- TASK DETAILS
Exactly repeat the material, dropping every picture from the copy.

- COLLECTED MATERIAL
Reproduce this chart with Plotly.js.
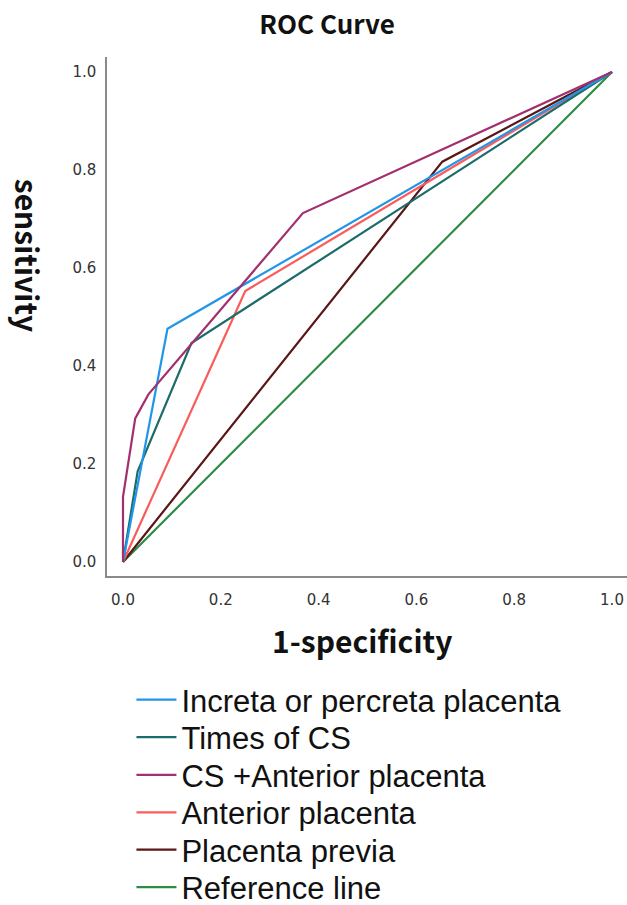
<!DOCTYPE html>
<html>
<head>
<meta charset="utf-8">
<script src="https://cdn.plot.ly/plotly-3.0.1.min.js"></script>
<style>
  html, body { margin: 0; padding: 0; background: #ffffff; }
  #chart { width: 627px; height: 905px; }
</style>
</head>
<body>
<div id="chart"></div>
<script>
// ---- data ----
const seriesNames = [
  "Increta or percreta placenta",
  "Times of CS",
  "CS +Anterior placenta",
  "Anterior placenta",
  "Placenta previa",
  "Reference line"
];
const incretaFPR = [0, 0.091, 1];
const incretaTPR = [0, 0.476, 1];
const timesCsFPR = [0, 0.030, 0.140, 1];
const timesCsTPR = [0, 0.185, 0.447, 1];
const csAntFPR = [0, 0, 0.025, 0.052, 0.368, 1];
const csAntTPR = [0, 0.133, 0.293, 0.342, 0.712, 1];
const anteriorFPR = [0, 0.250, 1];
const anteriorTPR = [0, 0.553, 1];
const previaFPR = [0, 0.653, 1];
const previaTPR = [0, 0.817, 1];
const refFPR = [0, 1];
const refTPR = [0, 1];
const tickValues = [0, 0.2, 0.4, 0.6, 0.8, 1.0];
const tickLabels = ["0.0", "0.2", "0.4", "0.6", "0.8", "1.0"];

const colors = ["#2196e8", "#1d6b6b", "#a3306e", "#fa5c5c", "#5a1616", "#2e8b46"];
const xs = [incretaFPR, timesCsFPR, csAntFPR, anteriorFPR, previaFPR, refFPR];
const ys = [incretaTPR, timesCsTPR, csAntTPR, anteriorTPR, previaTPR, refTPR];
const drawOrder = [5, 4, 3, 1, 0, 2];
const legendIds = ["legend", "legend2", "legend3", "legend4", "legend5", "legend6"];
const legendRowY = [-0.239, -0.311, -0.384, -0.456, -0.528, -0.600];

const traces = drawOrder.map(i => ({
  type: "scatter",
  mode: "lines",
  x: xs[i],
  y: ys[i],
  name: seriesNames[i],
  legend: legendIds[i],
  line: { color: colors[i], width: 2.2 },
  hoverinfo: "skip"
}));

const tickFont = { family: "DejaVu Sans, sans-serif", size: 15, color: "#333333" };
const titleFont = { family: "Noto Sans CJK SC, Noto Sans, sans-serif", size: 30, color: "#111111", weight: "bold" };

const layout = {
  width: 627,
  height: 905,
  paper_bgcolor: "#ffffff",
  plot_bgcolor: "#ffffff",
  margin: { l: 107, r: 0, t: 57, b: 329, pad: 0, autoexpand: false },
  title: {
    text: "ROC Curve",
    x: 0.5215, xref: "container", xanchor: "center",
    y: 0.973, yref: "container", yanchor: "middle",
    font: { family: "Noto Sans CJK SC, Noto Sans, sans-serif", size: 26, color: "#111111", weight: "bold" }
  },
  xaxis: {
    range: [-0.0327, 1.0307],
    tickvals: tickValues, ticktext: tickLabels,
    showgrid: false, zeroline: false,
    showline: true, linecolor: "#8a8a8a", linewidth: 1.6, mirror: false,
    ticks: "", ticklabelstandoff: 9,
    tickfont: tickFont,
    fixedrange: true
  },
  yaxis: {
    range: [-0.0286, 1.0306],
    tickvals: tickValues, ticktext: tickLabels,
    showgrid: false, zeroline: false,
    showline: true, linecolor: "#8a8a8a", linewidth: 1.6, mirror: false,
    ticks: "", ticklabelstandoff: 6,
    tickfont: tickFont,
    fixedrange: true
  },
  showlegend: true,
  annotations: [
    {
      text: "1-specificity",
      xref: "paper", yref: "paper",
      x: 0.49, y: -0.123, xanchor: "center", yanchor: "middle",
      showarrow: false, font: titleFont
    },
    {
      text: "sensitivity",
      xref: "paper", yref: "paper",
      x: -0.152, y: 0.617, xanchor: "center", yanchor: "middle",
      textangle: 90,
      showarrow: false, font: titleFont
    }
  ]
};

legendIds.forEach((id, k) => {
  layout[id] = {
    x: 0.047, xanchor: "left", xref: "paper",
    y: legendRowY[k], yanchor: "middle", yref: "paper",
    orientation: "v",
    itemwidth: 40,
    bgcolor: "rgba(0,0,0,0)",
    borderwidth: 0,
    font: { family: "Liberation Sans, Arial, sans-serif", size: 31, color: "#111111" }
  };
});

Plotly.newPlot("chart", traces, layout, { displayModeBar: false, staticPlot: true });
</script>
</body>
</html>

- REPLY
Reproduce this chart with Plotly.js.
<!DOCTYPE html>
<html>
<head>
<meta charset="utf-8">
<script src="https://cdn.plot.ly/plotly-3.0.1.min.js"></script>
<style>
  html, body { margin: 0; padding: 0; background: #ffffff; }
  #chart { width: 627px; height: 905px; }
</style>
</head>
<body>
<div id="chart"></div>
<script>
// ---- data ----
const seriesNames = [
  "Increta or percreta placenta",
  "Times of CS",
  "CS +Anterior placenta",
  "Anterior placenta",
  "Placenta previa",
  "Reference line"
];
const incretaFPR = [0, 0.091, 1];
const incretaTPR = [0, 0.476, 1];
const timesCsFPR = [0, 0.030, 0.140, 1];
const timesCsTPR = [0, 0.185, 0.447, 1];
const csAntFPR = [0, 0, 0.025, 0.052, 0.368, 1];
const csAntTPR = [0, 0.133, 0.293, 0.342, 0.712, 1];
const anteriorFPR = [0, 0.250, 1];
const anteriorTPR = [0, 0.553, 1];
const previaFPR = [0, 0.653, 1];
const previaTPR = [0, 0.817, 1];
const refFPR = [0, 1];
const refTPR = [0, 1];
const tickValues = [0, 0.2, 0.4, 0.6, 0.8, 1.0];
const tickLabels = ["0.0", "0.2", "0.4", "0.6", "0.8", "1.0"];

const colors = ["#2196e8", "#1d6b6b", "#a3306e", "#fa5c5c", "#5a1616", "#2e8b46"];
const xs = [incretaFPR, timesCsFPR, csAntFPR, anteriorFPR, previaFPR, refFPR];
const ys = [incretaTPR, timesCsTPR, csAntTPR, anteriorTPR, previaTPR, refTPR];
const drawOrder = [5, 4, 3, 1, 0, 2];
const legendIds = ["legend", "legend2", "legend3", "legend4", "legend5", "legend6"];
const legendRowY = [-0.239, -0.311, -0.384, -0.456, -0.528, -0.600];

const traces = drawOrder.map(i => ({
  type: "scatter",
  mode: "lines",
  x: xs[i],
  y: ys[i],
  name: seriesNames[i],
  legend: legendIds[i],
  line: { color: colors[i], width: 2.2 },
  hoverinfo: "skip"
}));

const tickFont = { family: "DejaVu Sans, sans-serif", size: 15, color: "#333333" };
const titleFont = { family: "Noto Sans CJK SC, Noto Sans, sans-serif", size: 30, color: "#111111", weight: "bold" };

const layout = {
  width: 627,
  height: 905,
  paper_bgcolor: "#ffffff",
  plot_bgcolor: "#ffffff",
  margin: { l: 107, r: 0, t: 57, b: 329, pad: 0, autoexpand: false },
  title: {
    text: "ROC Curve",
    x: 0.5215, xref: "container", xanchor: "center",
    y: 0.973, yref: "container", yanchor: "middle",
    font: { family: "Noto Sans CJK SC, Noto Sans, sans-serif", size: 26, color: "#111111", weight: "bold" }
  },
  xaxis: {
    range: [-0.0327, 1.0307],
    tickvals: tickValues, ticktext: tickLabels,
    showgrid: false, zeroline: false,
    showline: true, linecolor: "#8a8a8a", linewidth: 1.6, mirror: false,
    ticks: "", ticklabelstandoff: 9,
    tickfont: tickFont,
    fixedrange: true
  },
  yaxis: {
    range: [-0.0286, 1.0306],
    tickvals: tickValues, ticktext: tickLabels,
    showgrid: false, zeroline: false,
    showline: true, linecolor: "#8a8a8a", linewidth: 1.6, mirror: false,
    ticks: "", ticklabelstandoff: 6,
    tickfont: tickFont,
    fixedrange: true
  },
  showlegend: true,
  annotations: [
    {
      text: "1-specificity",
      xref: "paper", yref: "paper",
      x: 0.49, y: -0.123, xanchor: "center", yanchor: "middle",
      showarrow: false, font: titleFont
    },
    {
      text: "sensitivity",
      xref: "paper", yref: "paper",
      x: -0.152, y: 0.617, xanchor: "center", yanchor: "middle",
      textangle: 90,
      showarrow: false, font: titleFont
    }
  ]
};

legendIds.forEach((id, k) => {
  layout[id] = {
    x: 0.047, xanchor: "left", xref: "paper",
    y: legendRowY[k], yanchor: "middle", yref: "paper",
    orientation: "v",
    itemwidth: 40,
    bgcolor: "rgba(0,0,0,0)",
    borderwidth: 0,
    font: { family: "Liberation Sans, Arial, sans-serif", size: 31, color: "#111111" }
  };
});

Plotly.newPlot("chart", traces, layout, { displayModeBar: false, staticPlot: true });
</script>
</body>
</html>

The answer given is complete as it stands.